Further, AI agents won’t scale unless they’re built on strong foundations: quality data, structured integration, and clear governance. As carriers begin to scale the use of agents, which are becoming the tools that reason under uncertainty and learn from dynamic data, it is critical to strengthen governance at every layer. These agents, while powerful, can produce hallucinations or take untraceable actions if not properly controlled. That’s why robust guardrails and policy frameworks must be implemented to define acceptable behaviors, enforce constraints, and ensure decision-making transparency. Equally essential are logging and monitoring systems that provide traceability, enabling teams to audit actions, investigate failures, and ensure accountability. To move from pilot to production safely, organizations must also invest in testing and validation frameworks tailored for AI agents that simulate real-world scenarios, catch edge cases, and verify that automation aligns with business goals and compliance requirements.
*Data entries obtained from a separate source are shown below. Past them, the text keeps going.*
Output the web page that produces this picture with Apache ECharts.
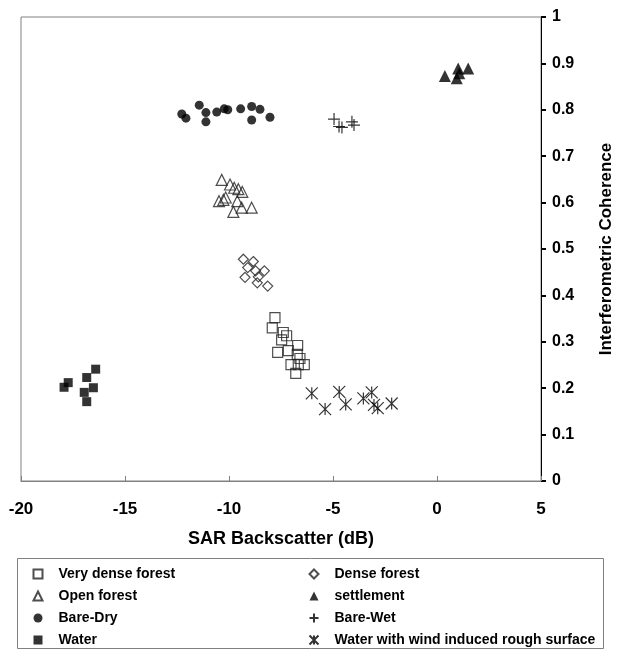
<!DOCTYPE html>
<html>
<head>
<meta charset="utf-8">
<script src="https://cdn.jsdelivr.net/npm/echarts@6/dist/echarts.min.js"></script>
<style>
html,body{margin:0;padding:0;background:#fff;}
#chart{width:617px;height:655px;}
</style>
</head>
<body>
<div id="chart"></div>
<script>
// SAR backscatter (dB), interferometric coherence pairs
var veryDenseForest = [[-7.79,0.352],[-7.92,0.330],[-7.39,0.320],[-7.23,0.313],[-7.47,0.304],[-7.66,0.277],[-7.15,0.281],[-6.70,0.292],[-6.72,0.273],[-6.59,0.264],[-7.02,0.251],[-6.67,0.251],[-6.38,0.251],[-6.79,0.232]];
var denseForest = [[-9.31,0.478],[-8.83,0.473],[-9.10,0.460],[-8.72,0.453],[-8.30,0.453],[-9.23,0.439],[-8.59,0.440],[-8.64,0.427],[-8.14,0.420]];
var openForest = [[-10.35,0.649],[-9.95,0.639],[-9.75,0.632],[-9.55,0.629],[-9.36,0.623],[-10.48,0.603],[-10.27,0.606],[-10.16,0.611],[-9.60,0.603],[-9.39,0.589],[-9.79,0.580],[-8.91,0.589]];
var settlement = [[0.38,0.873],[1.02,0.889],[1.50,0.889],[0.95,0.868],[1.07,0.879]];
var bareDry = [[-12.27,0.791],[-12.07,0.782],[-11.43,0.810],[-11.11,0.794],[-11.11,0.774],[-10.59,0.795],[-10.23,0.802],[-10.06,0.800],[-9.44,0.802],[-8.91,0.807],[-8.91,0.778],[-8.51,0.801],[-8.03,0.784]];
var bareWet = [[-4.95,0.780],[-4.71,0.764],[-4.57,0.762],[-4.09,0.774],[-3.99,0.767]];
var water = [[-17.73,0.212],[-17.93,0.202],[-16.41,0.241],[-16.84,0.223],[-16.52,0.201],[-16.96,0.191],[-16.84,0.171]];
var waterRough = [[-6.02,0.189],[-5.38,0.155],[-4.70,0.192],[-4.39,0.165],[-3.54,0.178],[-3.14,0.191],[-3.03,0.164],[-2.85,0.157],[-2.18,0.167]];

var xTitle = 'SAR Backscatter (dB)';
var yTitle = 'Interferometric Coherence';
var legendCol1 = ['Very dense forest','Open forest','Bare-Dry','Water'];
var legendCol2 = ['Dense forest','settlement','Bare-Wet','Water with wind induced rough surface'];

var FONT = "'Liberation Sans', Arial, sans-serif";
var hollow = {color:'rgba(255,255,255,0)', borderColor:'#222', borderWidth:1.2};
var solid = {color:'#000'};
var stroke = {color:'rgba(0,0,0,0)', borderColor:'#000', borderWidth:1.2};

function S(name, data, symbol, size, style){
  return {type:'scatter', name:name, data:data, symbol:symbol, symbolSize:size, itemStyle:style, z:3};
}

var chart = echarts.init(document.getElementById('chart'), null, {renderer:'canvas'});
var legendBase = {
  orient:'vertical', itemWidth:9, itemHeight:9, itemGap:6, padding:0, height:120, width:290,
  textStyle:{fontFamily:FONT, fontWeight:'bold', fontSize:14, color:'#000', lineHeight:16, padding:[0,0,0,11]},
  selectedMode:false, top:566
};
chart.setOption({
  animation:false,
  backgroundColor:'#fff',
  grid:{left:21, right:76, top:17, bottom:174, show:true, borderColor:'#808080', borderWidth:1, outerBoundsMode:'none', containLabel:false},
  xAxis:{
    type:'value', min:-20, max:5, interval:5, position:'bottom',
    name:xTitle, nameLocation:'middle', nameGap:49,
    nameTextStyle:{fontFamily:FONT, fontWeight:'bold', fontSize:18, color:'#000'},
    axisLine:{show:true, onZero:false, lineStyle:{color:'#808080', width:1}},
    axisTick:{show:true, inside:true, length:5, lineStyle:{color:'#808080'}},
    axisLabel:{fontFamily:FONT, fontWeight:'bold', fontSize:17, color:'#000', margin:20},
    splitLine:{show:false}
  },
  yAxis:{
    type:'value', min:0, max:1, interval:0.1, position:'right',
    name:yTitle, nameLocation:'middle', nameGap:57, nameRotate:90,
    nameTextStyle:{fontFamily:FONT, fontWeight:'bold', fontSize:17, color:'#000'},
    axisLine:{show:true, onZero:false, lineStyle:{color:'#000', width:1}},
    axisTick:{show:true, inside:false, length:5, lineStyle:{color:'#000', width:2}},
    axisLabel:{fontFamily:FONT, fontWeight:'bold', fontSize:16, color:'#000', margin:11},
    splitLine:{show:false}
  },
  legend:[
    Object.assign({}, legendBase, {left:32.5, data:legendCol1}),
    Object.assign({}, legendBase, {left:308.5, data:legendCol2})
  ],
  graphic:[{type:'rect', shape:{x:17.5, y:558.5, width:586, height:90}, style:{fill:'none', stroke:'#808080', lineWidth:1}, z:-1}],
  series:[
    S('Very dense forest', veryDenseForest, 'rect', 10, hollow),
    S('Dense forest', denseForest, 'diamond', 10, hollow),
    S('Open forest', openForest, 'triangle', 11, hollow),
    S('settlement', settlement, 'triangle', 12, solid),
    S('Bare-Dry', bareDry, 'circle', 9, solid),
    S('Bare-Wet', bareWet, 'path://M0,5L10,5M5,0L5,10', 12, stroke),
    S('Water', water, 'rect', 9, solid),
    S('Water with wind induced rough surface', waterRough, 'path://M0,0L10,10M10,0L0,10M5,0L5,10', 12, stroke)
  ]
});
</script>
</body>
</html>
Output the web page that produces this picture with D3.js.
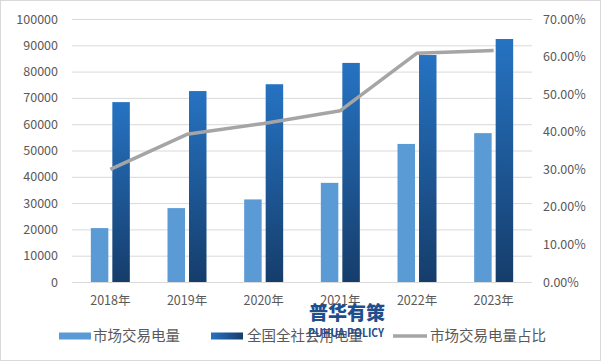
<!DOCTYPE html>
<html><head><meta charset="utf-8">
<script src="https://cdn.jsdelivr.net/npm/d3@7"></script>
<style>body{margin:0;background:#fff}svg{display:block}</style>
</head><body>
<script>
const categories = ["2018年","2019年","2020年","2021年","2022年","2023年"];
const marketVolume = [20500, 28100, 31400, 37700, 52500, 56600];
const totalVolume = [68400, 72600, 75200, 83300, 86300, 92400];
const marketShare = [0.300, 0.393, 0.422, 0.456, 0.609, 0.616];
const leftTicks = [0,10000,20000,30000,40000,50000,60000,70000,80000,90000,100000];
const rightTicks = [0,0.1,0.2,0.3,0.4,0.5,0.6,0.7];
const seriesNames = ["市场交易电量","全国全社会用电量","市场交易电量占比"];

const W=601,H=361;
const svg=d3.select("body").append("svg").attr("width",W).attr("height",H);
const font="'Noto Sans CJK SC','Microsoft YaHei',sans-serif";
svg.append("rect").attr("x",0.5).attr("y",0.5).attr("width",W-1).attr("height",H-1).attr("fill","#fff").attr("stroke","#d9d9d9");

const defs=svg.append("defs");
const g1=defs.append("linearGradient").attr("id","dk").attr("x1",0).attr("y1",0).attr("x2",0).attr("y2",1);
g1.append("stop").attr("offset","0%").attr("stop-color","#2673c2");
g1.append("stop").attr("offset","100%").attr("stop-color","#153d6b");
const g2=defs.append("linearGradient").attr("id","dkl").attr("x1",0).attr("y1",0).attr("x2",1).attr("y2",0);
g2.append("stop").attr("offset","0%").attr("stop-color","#2673c2");
g2.append("stop").attr("offset","100%").attr("stop-color","#153d6b");

const x0=72,x1=532,yTop=19,yBot=282;
const x=d3.scaleBand().domain(categories).range([x0,x1]);
const y=d3.scaleLinear().domain([0,100000]).range([yBot,yTop]);
const y2=d3.scaleLinear().domain([0,0.7]).range([yBot,yTop]);

// grid
svg.append("g").selectAll("line").data(leftTicks).join("line")
  .attr("x1",x0).attr("x2",x1).attr("y1",d=>y(d)+0.5).attr("y2",d=>y(d)+0.5)
  .attr("stroke","#d9d9d9").attr("stroke-width",1);

// left axis
const la=svg.append("g").attr("transform",`translate(${x0-14},0)`)
  .call(d3.axisLeft(y).tickValues(leftTicks).tickSize(0).tickPadding(0).tickFormat(d3.format("d")));
la.select(".domain").remove();
la.selectAll("text").attr("fill","#595959").style("font-family",font).style("font-size","12.5px");

// right axis
const ra=svg.append("g").attr("transform",`translate(${x1+11},0)`)
  .call(d3.axisRight(y2).tickValues(rightTicks).tickSize(0).tickPadding(0).tickFormat(d3.format(".2%")));
ra.select(".domain").remove();
ra.selectAll("text").attr("fill","#595959").style("font-family",font).style("font-size","12.5px");

// bottom axis labels
const ba=svg.append("g").attr("transform",`translate(0,${yBot})`)
  .call(d3.axisBottom(x).tickSize(0).tickPadding(14));
ba.select(".domain").remove();
ba.selectAll("text").attr("fill","#595959").style("font-family",font).style("font-size","12.5px");

const bw=17.5, gap=4;
const cx=d=>x(d)+x.bandwidth()/2;
svg.append("g").selectAll("rect").data(categories).join("rect")
  .attr("x",(d)=>cx(d)-gap/2-bw).attr("width",bw)
  .attr("y",(d,i)=>y(marketVolume[i])).attr("height",(d,i)=>yBot-y(marketVolume[i]))
  .attr("fill","#5b9bd5");
svg.append("g").selectAll("rect").data(categories).join("rect")
  .attr("x",(d)=>cx(d)+gap/2).attr("width",bw)
  .attr("y",(d,i)=>y(totalVolume[i])).attr("height",(d,i)=>yBot-y(totalVolume[i]))
  .attr("fill","url(#dk)");

// line
const line=d3.line().x((d,i)=>cx(categories[i])).y(d=>y2(d));
svg.append("path").datum(marketShare).attr("d",line).attr("fill","none")
  .attr("stroke","#a5a5a5").attr("stroke-width",3.5).attr("stroke-linejoin","round");

// legend
const ly=336;
const leg=svg.append("g");
leg.append("rect").attr("x",59).attr("y",ly-3.5).attr("width",32).attr("height",7).attr("fill","#5b9bd5");
leg.append("text").attr("x",93).attr("y",ly).attr("dy","0.35em").text(seriesNames[0]);
leg.append("rect").attr("x",211).attr("y",ly-3.5).attr("width",32).attr("height",7).attr("fill","url(#dkl)");
leg.append("text").attr("x",247).attr("y",ly).attr("dy","0.35em").text(seriesNames[1]);
leg.append("line").attr("x1",393).attr("x2",427).attr("y1",ly).attr("y2",ly).attr("stroke","#a5a5a5").attr("stroke-width",3.5);
leg.append("text").attr("x",430).attr("y",ly).attr("dy","0.35em").text(seriesNames[2]);
leg.selectAll("text").attr("fill","#595959").style("font-family",font).style("font-size","14.5px");

// watermark
svg.append("text").attr("x",347).attr("y",320).attr("text-anchor","middle")
  .attr("fill","#1f4e8c").style("font-family",font).style("font-size","19px").style("font-weight","900")
  .text("普华有策");
svg.append("text").attr("x",346).attr("y",337).attr("text-anchor","middle")
  .attr("textLength",76).attr("lengthAdjust","spacingAndGlyphs")
  .attr("fill","#1f4e8c").style("font-family",font).style("font-size","11px").style("font-weight","bold")
  .text("PUHUA POLICY");
</script>
</body></html>
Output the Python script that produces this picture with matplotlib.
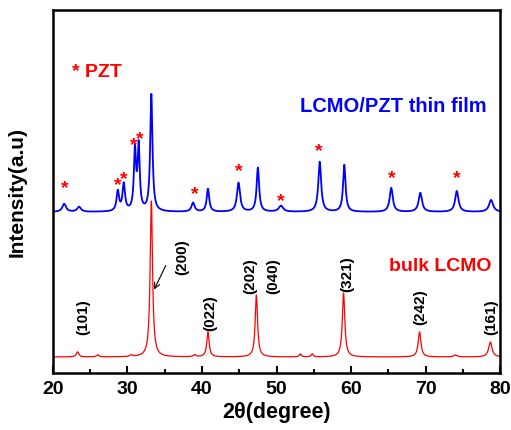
import numpy as np
import matplotlib.pyplot as plt

plt.rcParams['font.family'] = ['Liberation Sans', 'DejaVu Sans']
plt.rcParams['font.weight'] = 'bold'
plt.rcParams['axes.labelweight'] = 'bold'

# bulk LCMO pattern: peak positions (2theta), heights above baseline, widths
bulk_pos = [23.3, 26.0, 30.5, 33.2, 39.0, 40.8, 47.3, 53.2, 54.8, 59.0, 69.2, 74.0, 78.7]
bulk_h = [5, 2, 1.5, 156, 2, 25, 62, 3, 3, 64, 25, 2, 15]
bulk_w = [0.2, 0.2, 0.2, 0.19, 0.2, 0.19, 0.19, 0.15, 0.15, 0.2, 0.22, 0.25, 0.27]
bulk_base = 16

# LCMO/PZT thin film pattern
film_pos = [21.5, 23.5, 28.7, 29.5, 31.0, 31.5, 33.2, 38.8, 40.8, 44.9, 47.5,
            50.6, 55.8, 59.1, 65.4, 69.3, 74.2, 78.8]
film_h = [8, 5, 20, 27, 60, 64, 117, 9, 23, 29, 44, 6, 50, 47, 24, 19, 21, 12]
film_w = [0.3, 0.3, 0.2, 0.2, 0.17, 0.17, 0.18, 0.25, 0.2, 0.25, 0.2,
          0.35, 0.23, 0.2, 0.25, 0.27, 0.27, 0.33]
film_base = 161

# PZT star markers
star_x = [21.61, 28.72, 29.53, 30.87, 31.68, 39.06, 44.97, 50.60, 55.70, 65.50, 74.23]
star_y = [184, 187, 193, 227, 233, 178, 201, 171, 221, 194, 194]

# hkl labels
hkl = ['(101)', '(200)', '(022)', '(202)', '(040)', '(321)', '(242)', '(161)']
hkl_x = [24.03, 37.3, 41.07, 46.44, 49.53, 59.46, 69.26, 78.79]
hkl_y = [56, 116, 60, 97, 97, 99, 66, 56]


def pattern(x, base, pos, h, w):
    y = np.full_like(x, base, dtype=float)
    for p, a, g in zip(pos, h, w):
        y += a / (1 + ((x - p) / g) ** 2)
    return y


tt = np.linspace(20, 80, 4000)

fig = plt.figure(figsize=(5.11, 4.30), dpi=100)
ax = fig.add_axes([0.1037, 0.1326, 0.8748, 0.8441])

ax.plot(tt, pattern(tt, bulk_base, bulk_pos, bulk_h, bulk_w), color='#ff0000', lw=0.9)
ax.plot(tt, pattern(tt, film_base, film_pos, film_h, film_w), color='#0000ff', lw=1.3)

for sx, sy in zip(star_x, star_y):
    ax.text(sx, sy, '*', color='red', fontsize=14, fontweight='bold',
            ha='center', va='center')

for lab, lx, ly in zip(hkl, hkl_x, hkl_y):
    ax.text(lx, ly, lab, rotation=90, fontsize=11, fontweight='bold',
            ha='center', va='center')

ax.annotate('', xy=(33.42, 81), xytext=(35.30, 110),
            arrowprops=dict(arrowstyle='->', color='black', lw=0.8))

ax.text(22.55, 301, '* PZT', color='red', fontsize=14, fontweight='bold',
        ha='left', va='center')
ax.text(65.7, 267, 'LCMO/PZT thin film', color='#0000ff', fontsize=14.5,
        fontweight='bold', ha='center', va='center')
ax.text(71.95, 106, 'bulk LCMO', color='red', fontsize=14, fontweight='bold',
        ha='center', va='center')

ax.set_xlim(20, 80)
ax.set_ylim(0, 363)
ax.set_xticks([20, 30, 40, 50, 60, 70, 80])
ax.set_xticks(np.arange(25, 80, 10), minor=True)
ax.set_yticks([])
ax.tick_params(axis='x', which='major', direction='in', length=5, width=1.5,
               labelsize=14, pad=6)
ax.tick_params(axis='x', which='minor', direction='in', length=3, width=1.5)
for t in ax.get_xticklabels():
    t.set_fontweight('bold')
for s in ax.spines.values():
    s.set_linewidth(1.8)

ax.set_xlabel('2θ(degree)', fontsize=15.5, fontweight='bold', labelpad=3)
ax.set_ylabel('Intensity(a.u)', fontsize=15, fontweight='bold', labelpad=19)

fig.savefig('out.png', dpi=100)
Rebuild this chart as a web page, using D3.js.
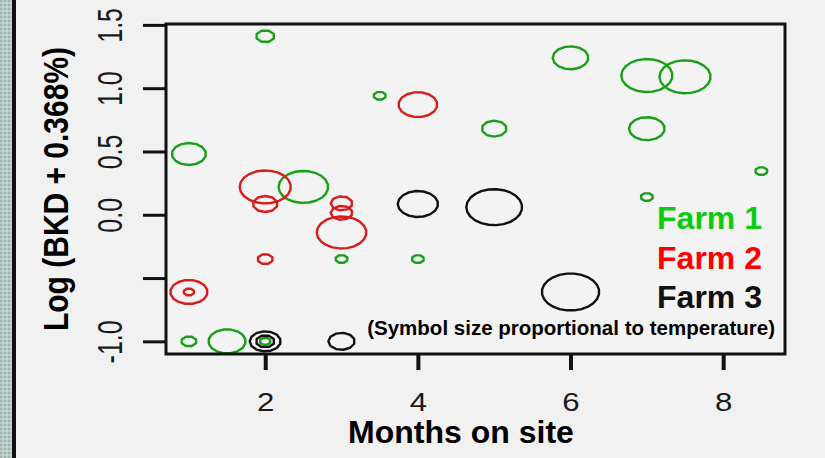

What an AI-powered future looks like

At DTW Ignite 2025, buzz around this shift was palpable. Multiple carrier leaders pointed to AI agents as a promising way to address talent gaps, reduce cost-to-serve, and operationalize innovation faster. The message was clear: the future of telecom depends not just on deploying AI, but on deploying it smartly. Looking ahead, AI agents will become integral to how networks are designed, operated, and optimized.

For consumers, that means personalized connectivity services tailored to individual needs, consumption patterns, and even travel schedules; achievable only with AI-driven automation. On the enterprise side, AI agents will support programmatic, scalable network rollouts for IoT, smart manufacturing, and environmental monitoring applications, where real-time data and massive sensor deployments are the norm.

But realizing this future starts with strategy. Carriers need to define where they’re heading, what problems they’re solving, and how AI fits into that journey. Jumping into AI adoption without clarity risks wasted investment and limited impact.

Telecom has always been essential to economic growth and digital progress. To remain essential, carriers must modernize their operations for the realities of today’s networks while laying the foundation for the next generation. AI agents are not a silver bullet, but they are a necessary step toward scalable, reliable, and customer-centric operations.

Now is the time for carriers to lead with intention by embracing AI agents as strategic partners in operational excellence, closing the gap between expertise and execution, and building networks that are as adaptive and intelligent as the world they serve.